Еще в полдень к нам зашел молодой лейтенант и прикрепил к кителю раненого унтер-офицера Железный крест 1-го класса. Потом произнес несколько слов. Ослепленный пожал ему руку, и потом я посмотрел на лейтенанта… Тот быстро повернулся и, покачнувшись, вышел из палаты.
Окровавленный китель с Железным крестом лежит у ног тяжелораненого.
Остальные раненые – с более легкими травмами – не меньше, чем я, потрясены тем, что случилось с их боевым товарищем. Ведь он пострадал от взрыва наших собственных боеприпасов…
Сегодня умер Франц. Поначалу казалось, что чувствует он себя получше – но это, наверное, от наркотических уколов. Пока мы беседовали, он, словно утопающий, вдруг протянул ко мне левую руку, – глаза его сделались бесцветными, бледными, – а спустя мгновение его уже охватила агония… Я подбежал к доктору Нико, тот, не мешкая, вколол ему строфантин, но, прежде чем тот подействовал, глаза Франца уже закрылись навсегда. Все выглядело так, как будто он просто уснул.
8 октября
Всех наших раненых переправили в полевой госпиталь. Ослепшего унтер-офицера вчера отвезли в тыл. Вернули и тех двоих, раненных в голову. А теперь снова вперед.
Я проживал в доме у одного старика, почти слепого. Мы почти не понимали друг друга. Он и сам точно не знает, сколько ему лет. Я даю ему хлеб, а он в благодарность подарил мне меховую шапку. На что она мне? Ведь зимой война закончится. Во всяком случае, здесь, в России, уж точно…
9 октября
Сегодня мы покидаем Мужиново. На самом деле я счастлив. За долгих пять недель это первый день за пределами больничной палаты. Снова чувствую землю под ногами, вижу бескрайний русский пейзаж. Несколько изб, над которыми по утрам светит солнце. Изможденные фигуры в меховых шапках и коричневых шкурах. Между нами серые солдаты.
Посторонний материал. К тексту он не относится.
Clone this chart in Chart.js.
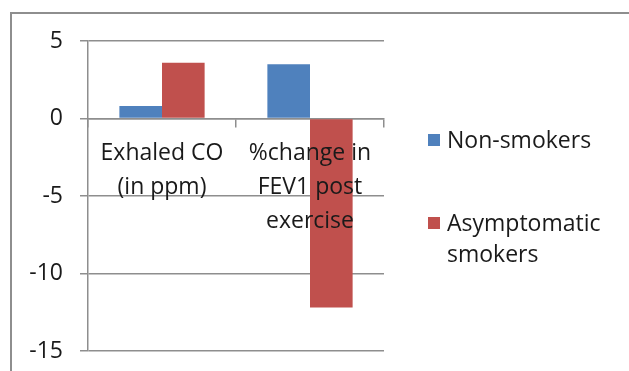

«До свидания!» – кричит мне вслед дед Алеша, у которого я спал последнюю ночь. Он стоит перед своей избой и машет рукой… Нет уж, думаю, и взгляд мой блуждает по многочисленным солдатским могилам, среди которых покоятся многие доблестные герои. И снова оглядываюсь на небольшую деревянную школу, стены которой видели столько страданий…
Павловичи, 10 октября
Бой за деревню получился очень тяжелым. Танковая атака русских против нашей пехоты, более пятидесяти убитых. Когда мы вошли в деревню, повсюду валялись трупы. Мы вырыли ямы и опустили в них тела. Без гробов. В деревянном срубе есть тяжелораненые, в том числе несколько офицеров. У обер-лейтенанта очень неприятное сквозное ранение легких, вдобавок задеты почки. Пуля вошла в плечо, пробила тело до почки, где и застряла. Несмотря на чудовищные боли, молодой 26-летний командир роты терпит и держится молодцом. Рядом с ним лежит лейтенант с простреленным животом. Стонет фельдфебель со слепым ранением легкого…
11 октября
Сегодня утром, убрав светомаскировку с крохотных окон бревенчатого дома, я увидел за стеклом заснеженный пейзаж. Неожиданное зрелище! Кругом уже вполне зимнее настроение. Несколько жителей, которые возвращались в деревню, надели толстые, довольно чудные шубы и пытаются приспособить под жилье стрелковые окопы и бункера. Неподалеку, пошатываясь, бродит старик с облезлой бородой. Наверное, напился. Лицо его было перекошено. Видимо, от голода. Эти люди живут здесь, как звери. Однажды к нам подошла тощая старуха в пестрой юбке с красивой вышивкой. Жестами она пыталась объяснить нам, что ей очень холодно, и попросила дать ей какую-нибудь обувь. Вилли Н., обычно крепкий на словцо и желающий видеть всех большевиков мертвыми, при виде замерзающей вдруг смутился и подвел старушку к тому месту, где лежали сапоги наших погибших солдат. Старуха, просияв, схватила одну пару и прижала к себе.